● THE REQUEST:
Pictures stay out of the copy. Please reproduce only the lines between the one holding "Reproduce this chart with Chart.js." and the one holding "const yTitle = 'Roi 2009-11';", inclusive.

● ITEMS:
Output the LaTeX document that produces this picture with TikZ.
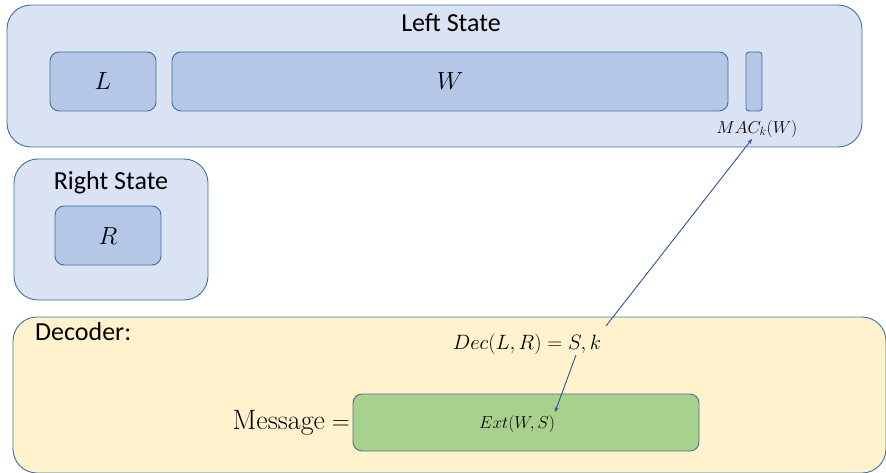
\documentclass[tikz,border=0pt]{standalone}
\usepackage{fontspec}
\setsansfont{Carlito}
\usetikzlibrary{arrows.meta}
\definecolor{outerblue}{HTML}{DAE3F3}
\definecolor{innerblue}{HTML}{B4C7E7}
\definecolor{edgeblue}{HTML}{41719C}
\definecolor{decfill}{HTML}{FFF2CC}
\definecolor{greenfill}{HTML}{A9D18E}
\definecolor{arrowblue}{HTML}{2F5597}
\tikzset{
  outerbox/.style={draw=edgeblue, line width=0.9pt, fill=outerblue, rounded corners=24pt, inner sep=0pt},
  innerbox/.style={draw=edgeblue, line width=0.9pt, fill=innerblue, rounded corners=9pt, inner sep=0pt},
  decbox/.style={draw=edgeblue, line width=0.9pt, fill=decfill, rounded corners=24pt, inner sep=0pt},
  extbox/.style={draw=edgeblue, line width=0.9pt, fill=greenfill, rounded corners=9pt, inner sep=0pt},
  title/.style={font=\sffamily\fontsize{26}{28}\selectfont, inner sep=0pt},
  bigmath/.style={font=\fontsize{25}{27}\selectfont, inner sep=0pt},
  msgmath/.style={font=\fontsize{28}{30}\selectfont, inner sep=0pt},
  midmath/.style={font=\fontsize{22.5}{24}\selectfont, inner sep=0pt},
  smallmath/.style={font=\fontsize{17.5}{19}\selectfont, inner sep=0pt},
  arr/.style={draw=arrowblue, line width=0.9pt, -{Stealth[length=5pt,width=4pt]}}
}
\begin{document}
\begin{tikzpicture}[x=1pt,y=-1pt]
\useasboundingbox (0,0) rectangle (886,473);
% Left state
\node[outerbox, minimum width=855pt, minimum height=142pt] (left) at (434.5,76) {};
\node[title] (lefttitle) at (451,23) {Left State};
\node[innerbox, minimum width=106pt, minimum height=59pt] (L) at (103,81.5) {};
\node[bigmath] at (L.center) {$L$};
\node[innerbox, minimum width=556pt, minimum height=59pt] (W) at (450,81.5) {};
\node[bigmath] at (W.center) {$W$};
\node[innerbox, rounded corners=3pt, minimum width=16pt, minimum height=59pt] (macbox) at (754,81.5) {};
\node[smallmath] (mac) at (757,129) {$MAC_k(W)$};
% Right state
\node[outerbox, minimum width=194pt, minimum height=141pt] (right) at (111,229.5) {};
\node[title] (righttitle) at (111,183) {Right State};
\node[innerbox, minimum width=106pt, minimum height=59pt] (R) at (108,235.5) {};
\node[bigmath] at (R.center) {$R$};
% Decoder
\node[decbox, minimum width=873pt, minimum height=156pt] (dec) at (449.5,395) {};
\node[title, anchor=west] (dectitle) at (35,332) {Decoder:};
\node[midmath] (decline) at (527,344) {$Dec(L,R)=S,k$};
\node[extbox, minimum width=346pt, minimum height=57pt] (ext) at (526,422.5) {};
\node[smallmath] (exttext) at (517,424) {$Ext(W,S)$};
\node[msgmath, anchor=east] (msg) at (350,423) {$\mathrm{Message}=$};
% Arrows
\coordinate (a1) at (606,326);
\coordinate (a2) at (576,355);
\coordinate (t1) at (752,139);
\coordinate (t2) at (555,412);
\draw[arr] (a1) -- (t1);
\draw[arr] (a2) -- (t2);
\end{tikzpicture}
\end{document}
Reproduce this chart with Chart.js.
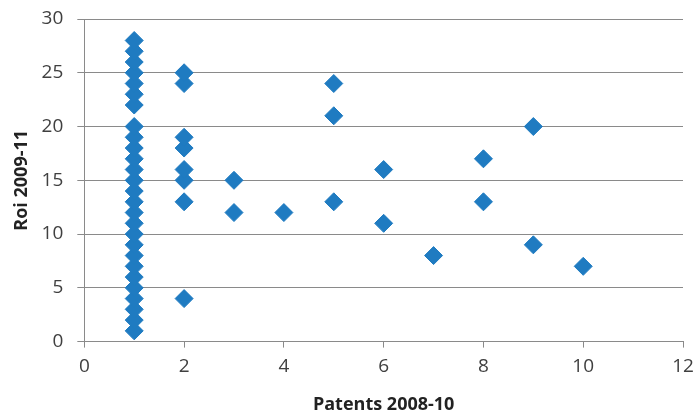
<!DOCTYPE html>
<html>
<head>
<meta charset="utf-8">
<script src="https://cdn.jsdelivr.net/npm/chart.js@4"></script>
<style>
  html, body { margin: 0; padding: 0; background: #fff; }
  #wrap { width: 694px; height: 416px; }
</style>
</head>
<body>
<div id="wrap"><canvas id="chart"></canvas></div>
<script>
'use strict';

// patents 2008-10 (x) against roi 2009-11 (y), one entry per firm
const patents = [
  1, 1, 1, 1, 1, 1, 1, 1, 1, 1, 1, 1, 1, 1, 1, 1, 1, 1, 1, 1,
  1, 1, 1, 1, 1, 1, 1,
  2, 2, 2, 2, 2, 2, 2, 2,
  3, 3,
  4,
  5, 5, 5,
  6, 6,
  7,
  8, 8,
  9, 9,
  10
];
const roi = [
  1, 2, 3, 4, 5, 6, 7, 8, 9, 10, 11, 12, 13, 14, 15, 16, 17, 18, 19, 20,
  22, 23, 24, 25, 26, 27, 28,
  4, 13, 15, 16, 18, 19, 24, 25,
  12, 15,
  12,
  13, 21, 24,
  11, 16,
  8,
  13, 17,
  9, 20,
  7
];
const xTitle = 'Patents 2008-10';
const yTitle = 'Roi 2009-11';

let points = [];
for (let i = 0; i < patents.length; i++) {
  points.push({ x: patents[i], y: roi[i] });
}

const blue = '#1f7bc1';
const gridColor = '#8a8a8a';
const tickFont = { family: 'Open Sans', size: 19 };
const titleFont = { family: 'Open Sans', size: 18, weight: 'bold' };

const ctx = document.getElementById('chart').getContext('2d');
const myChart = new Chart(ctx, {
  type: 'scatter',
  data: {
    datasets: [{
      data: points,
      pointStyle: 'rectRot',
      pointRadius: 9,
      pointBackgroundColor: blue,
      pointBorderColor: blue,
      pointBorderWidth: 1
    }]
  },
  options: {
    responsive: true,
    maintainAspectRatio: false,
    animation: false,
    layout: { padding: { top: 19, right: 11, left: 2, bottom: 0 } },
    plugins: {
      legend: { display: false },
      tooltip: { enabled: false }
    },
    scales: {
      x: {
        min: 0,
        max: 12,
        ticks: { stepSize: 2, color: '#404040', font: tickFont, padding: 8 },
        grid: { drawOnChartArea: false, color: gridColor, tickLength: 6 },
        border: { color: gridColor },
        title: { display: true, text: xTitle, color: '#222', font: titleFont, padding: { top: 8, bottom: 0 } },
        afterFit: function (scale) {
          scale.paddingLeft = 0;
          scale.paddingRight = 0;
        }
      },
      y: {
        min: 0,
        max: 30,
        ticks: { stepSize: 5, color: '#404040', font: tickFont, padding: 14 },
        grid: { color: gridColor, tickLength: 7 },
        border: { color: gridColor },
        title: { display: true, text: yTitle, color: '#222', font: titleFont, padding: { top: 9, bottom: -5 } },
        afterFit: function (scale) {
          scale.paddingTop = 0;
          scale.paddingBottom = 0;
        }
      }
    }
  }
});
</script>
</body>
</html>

● THE SOLUTION:
Reproduce this chart with Chart.js.
<!DOCTYPE html>
<html>
<head>
<meta charset="utf-8">
<script src="https://cdn.jsdelivr.net/npm/chart.js@4"></script>
<style>
  html, body { margin: 0; padding: 0; background: #fff; }
  #wrap { width: 694px; height: 416px; }
</style>
</head>
<body>
<div id="wrap"><canvas id="chart"></canvas></div>
<script>
'use strict';

// patents 2008-10 (x) against roi 2009-11 (y), one entry per firm
const patents = [
  1, 1, 1, 1, 1, 1, 1, 1, 1, 1, 1, 1, 1, 1, 1, 1, 1, 1, 1, 1,
  1, 1, 1, 1, 1, 1, 1,
  2, 2, 2, 2, 2, 2, 2, 2,
  3, 3,
  4,
  5, 5, 5,
  6, 6,
  7,
  8, 8,
  9, 9,
  10
];
const roi = [
  1, 2, 3, 4, 5, 6, 7, 8, 9, 10, 11, 12, 13, 14, 15, 16, 17, 18, 19, 20,
  22, 23, 24, 25, 26, 27, 28,
  4, 13, 15, 16, 18, 19, 24, 25,
  12, 15,
  12,
  13, 21, 24,
  11, 16,
  8,
  13, 17,
  9, 20,
  7
];
const xTitle = 'Patents 2008-10';
const yTitle = 'Roi 2009-11';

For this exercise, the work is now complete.